A New Day for Turtles

© Norbert Wu / Minden Pictures
Byron Perry
 

Can a Papuan tribe break tradition and trade sea turtle for pork as the chosen meat consumed during religious festivals? Yes they can – if that pig is stuffed with vegetables and Balinese spices and roasted on a spit until the skin is nice and crispy.

Actually it’s more complicated than that, but a Conservation International (CI) program with the Ayau people of Papua has proven successful at reducing the killing of Endangered green sea turtles (Chelonia mydas) in an important breeding habitat off the remote Raja Ampat Archipelago in Indonesia.


Protecting Turtles

The idea for an alternate meat for Christmas, New Year and other celebrations actually came from a village headman of the Christian tribe. He explained to Charles Imbir, the local CI representative, that if a worthy substitute was found they might stop eating turtles. At that point, pigs were something of a rarity in the area but after several community discussions it was decided that they would make a good alternative.

IN DEPTH: CI works with local communities around the world. Discover what these unique partnerships have achieved.

CI had already been educating the Ayau people on marine life and many villagers, especially the older ones, recognized that there were fewer turtles in the water than years before. CI taught the Ayau where the turtles hatched, where they bred, where they fed – and found out that there was a lot that they didn’t know.

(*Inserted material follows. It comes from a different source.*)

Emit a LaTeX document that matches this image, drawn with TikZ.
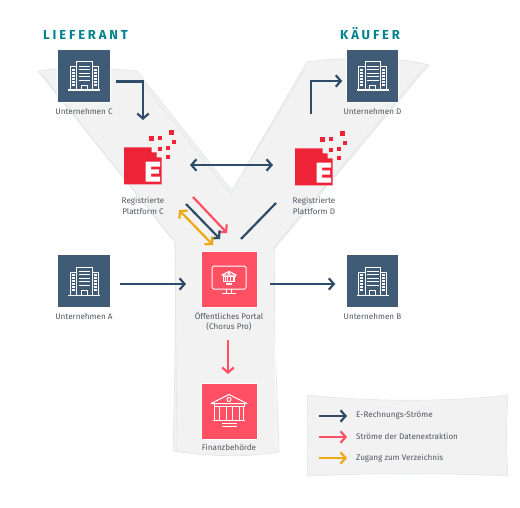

“They didn’t understand how much hunting affected the population,” says Ketut Putra, marine director of Conservation International – Indonesia. “They thought that turtles would never go extinct. But when we asked them to compare the current population with the last 50 years, they said it had very much declined.”


The Benefits of Breeding Pigs

So CI’s education program helped the people of Ayau make the connection and understand that their hunting was probably unsustainable. But when the Ayau leaders first proposed that CI give them six hogs for Christmas ceremonies, Putra’s first reaction wasn’t positive. “I said, ‘No, it’s not sustainable.’ We would only agree to helping them learn to raise the pigs locally and sustainably for the long term.”

With a little research, CI found that a sustainable piggery system was already being used in Bali. Called the Reaktor Biogas system, the method collects pig waste and processes it into biogas for cooking, and compost for crops.

In November 2007, CI brought headmen from an Ayau village to Bali for a training program on pig husbandry and the biogas system taught by Professor Made Mastika of Udayana University. Professor Mastika then went back to Raja Ampat with the headmen to set up a pilot piggery with the help of the CI team.

LEARN MORE: Marine conservation education initiative in Raja Ampat, Indonesia

CI agreed to provide the piggery system, equipment, training and initial pigs including a pregnant sow. In return, the Ayau village would pledge not to hunt turtles and provide all the labor and materials for the project.


Abundant Options

The first Christmas pig feast in December 2007 was an eye opener for the Ayau people. Bali's own Mangku Buidiasa, an assistant to Professor Mastika, led the preparation of babi guling-style roast pig seasoned with cumin, ginger, garlic, chili peppers, and cassava leaves – and the locals loved it.

Since that Christmas feast, turtle poaching from Ayau hunters has dropped to almost zero. In their old hunting ground – the major nesting beaches of Piai and Sayang – local non-profit The Papuan Sea Turtle Foundation has recorded and protected nearly 1,700 green turtle nests in 2008. This represents an increase of over 70 percent in successful nestings in the same rookery in 2007, the first year in which the anti-poaching program was implemented. While this is not a sure sign of long-term recovery, the fact that 2009 nestings already look set to improve yet again on last year's record is very encouraging.

Conservation International now plans to expand the program to all the villages in Ayau, with a total of 24 small piggeries spread over four islands and five villages.

“It’s a win-win,” says Putra. “The community now has the ability to grow crops, to raise pigs, to cook pigs. They have new skills.”

And the sea turtles have a better chance to survive.